**Exercise details**
All lines from the beginning of the listing through the line with "import * as" are to be copied word for word; the pictures are not.

begin

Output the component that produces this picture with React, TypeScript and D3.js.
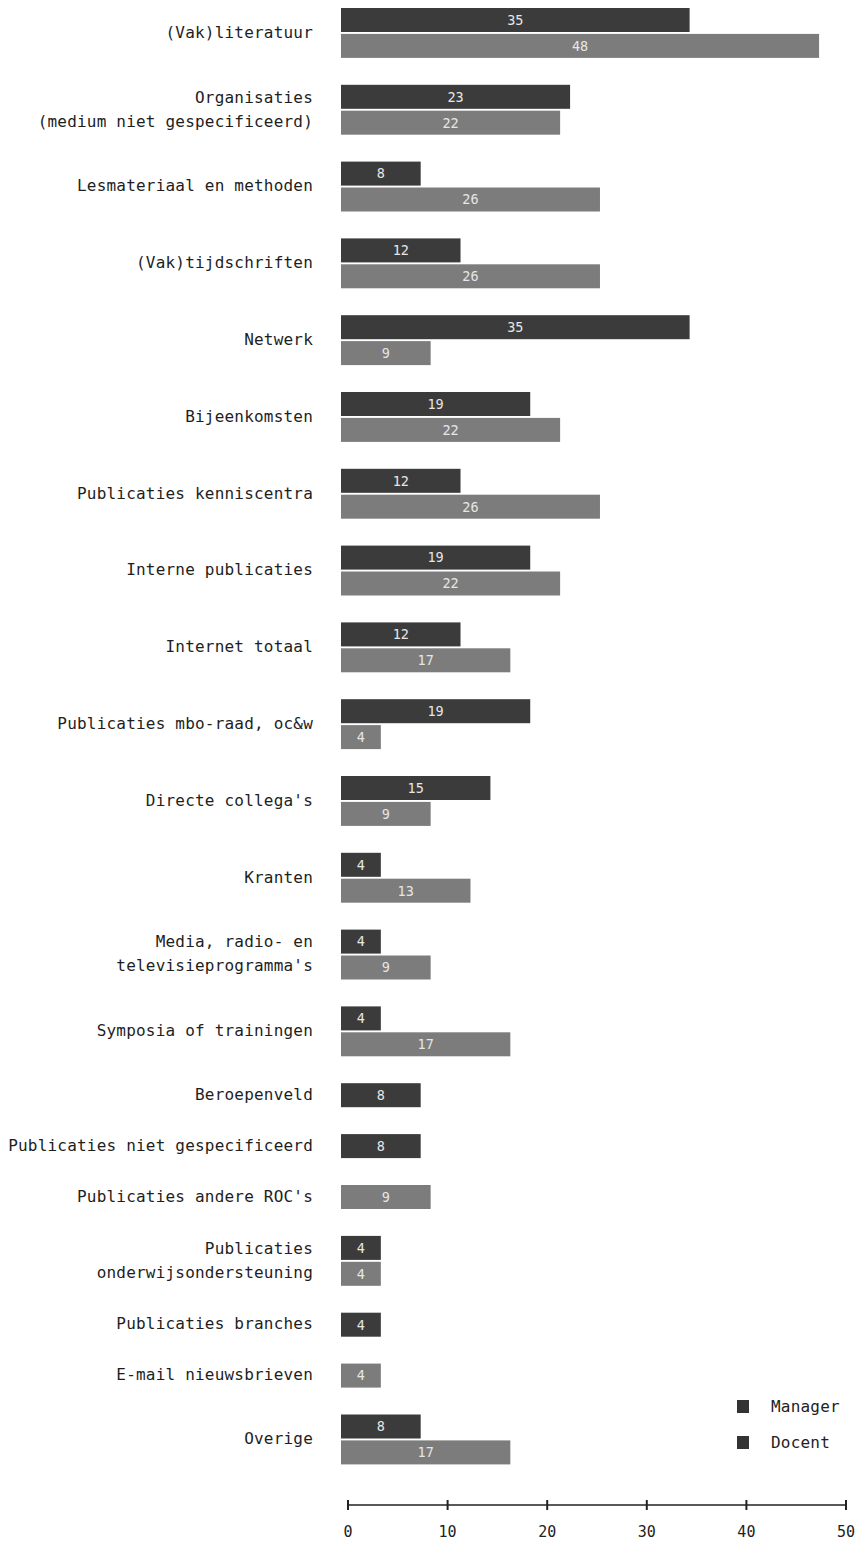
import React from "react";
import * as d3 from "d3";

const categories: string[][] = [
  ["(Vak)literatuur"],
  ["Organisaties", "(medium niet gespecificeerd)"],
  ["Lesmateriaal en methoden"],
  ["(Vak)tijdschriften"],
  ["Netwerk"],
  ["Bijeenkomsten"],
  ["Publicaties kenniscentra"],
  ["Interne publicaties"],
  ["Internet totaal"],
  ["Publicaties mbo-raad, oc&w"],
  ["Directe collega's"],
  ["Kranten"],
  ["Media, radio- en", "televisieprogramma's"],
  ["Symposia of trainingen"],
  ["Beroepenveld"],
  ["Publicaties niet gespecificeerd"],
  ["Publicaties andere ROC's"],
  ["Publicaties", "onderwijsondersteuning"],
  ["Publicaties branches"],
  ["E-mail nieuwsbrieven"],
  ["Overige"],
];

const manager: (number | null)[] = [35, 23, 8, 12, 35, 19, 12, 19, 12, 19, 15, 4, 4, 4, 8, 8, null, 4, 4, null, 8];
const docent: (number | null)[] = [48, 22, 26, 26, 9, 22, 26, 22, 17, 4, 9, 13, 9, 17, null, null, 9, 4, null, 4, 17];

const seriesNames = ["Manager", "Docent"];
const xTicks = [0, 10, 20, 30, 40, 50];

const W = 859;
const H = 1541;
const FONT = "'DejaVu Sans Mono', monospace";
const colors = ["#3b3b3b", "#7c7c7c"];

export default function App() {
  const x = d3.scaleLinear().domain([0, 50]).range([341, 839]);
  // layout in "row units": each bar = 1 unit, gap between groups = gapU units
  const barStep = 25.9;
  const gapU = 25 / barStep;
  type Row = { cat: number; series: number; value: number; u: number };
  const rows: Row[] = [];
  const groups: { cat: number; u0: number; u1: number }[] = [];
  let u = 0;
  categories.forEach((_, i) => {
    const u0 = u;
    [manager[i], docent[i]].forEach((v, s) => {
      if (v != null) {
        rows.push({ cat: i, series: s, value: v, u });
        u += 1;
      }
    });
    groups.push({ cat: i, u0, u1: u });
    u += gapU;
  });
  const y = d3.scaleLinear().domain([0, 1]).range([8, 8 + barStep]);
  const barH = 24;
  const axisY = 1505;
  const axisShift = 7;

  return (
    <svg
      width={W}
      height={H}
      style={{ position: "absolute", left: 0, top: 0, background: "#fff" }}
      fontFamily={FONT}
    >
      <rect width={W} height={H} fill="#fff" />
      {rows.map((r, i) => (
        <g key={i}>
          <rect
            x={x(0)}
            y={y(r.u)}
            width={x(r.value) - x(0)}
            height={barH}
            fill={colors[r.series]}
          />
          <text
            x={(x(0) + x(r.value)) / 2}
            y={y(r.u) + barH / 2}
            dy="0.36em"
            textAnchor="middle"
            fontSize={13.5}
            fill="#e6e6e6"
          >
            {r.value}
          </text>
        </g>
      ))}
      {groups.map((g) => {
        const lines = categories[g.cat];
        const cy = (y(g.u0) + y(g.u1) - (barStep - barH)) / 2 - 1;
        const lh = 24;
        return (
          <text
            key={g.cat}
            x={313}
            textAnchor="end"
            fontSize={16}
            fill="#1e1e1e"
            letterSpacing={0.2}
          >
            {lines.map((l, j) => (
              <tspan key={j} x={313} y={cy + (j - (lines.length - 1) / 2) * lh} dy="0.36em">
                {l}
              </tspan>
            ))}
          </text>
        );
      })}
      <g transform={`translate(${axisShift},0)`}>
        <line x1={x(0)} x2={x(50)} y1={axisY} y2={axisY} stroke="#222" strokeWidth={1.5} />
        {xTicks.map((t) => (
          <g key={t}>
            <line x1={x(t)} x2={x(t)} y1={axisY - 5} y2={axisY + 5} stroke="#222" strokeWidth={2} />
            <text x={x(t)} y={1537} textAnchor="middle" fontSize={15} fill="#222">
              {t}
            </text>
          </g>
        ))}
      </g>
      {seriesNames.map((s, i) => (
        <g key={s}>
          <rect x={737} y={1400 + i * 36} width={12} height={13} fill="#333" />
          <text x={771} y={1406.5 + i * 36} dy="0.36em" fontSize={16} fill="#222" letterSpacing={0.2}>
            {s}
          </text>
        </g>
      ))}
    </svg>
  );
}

end

**Output below**
Output the component that produces this picture with React, TypeScript and D3.js.
import React from "react";
import * as d3 from "d3";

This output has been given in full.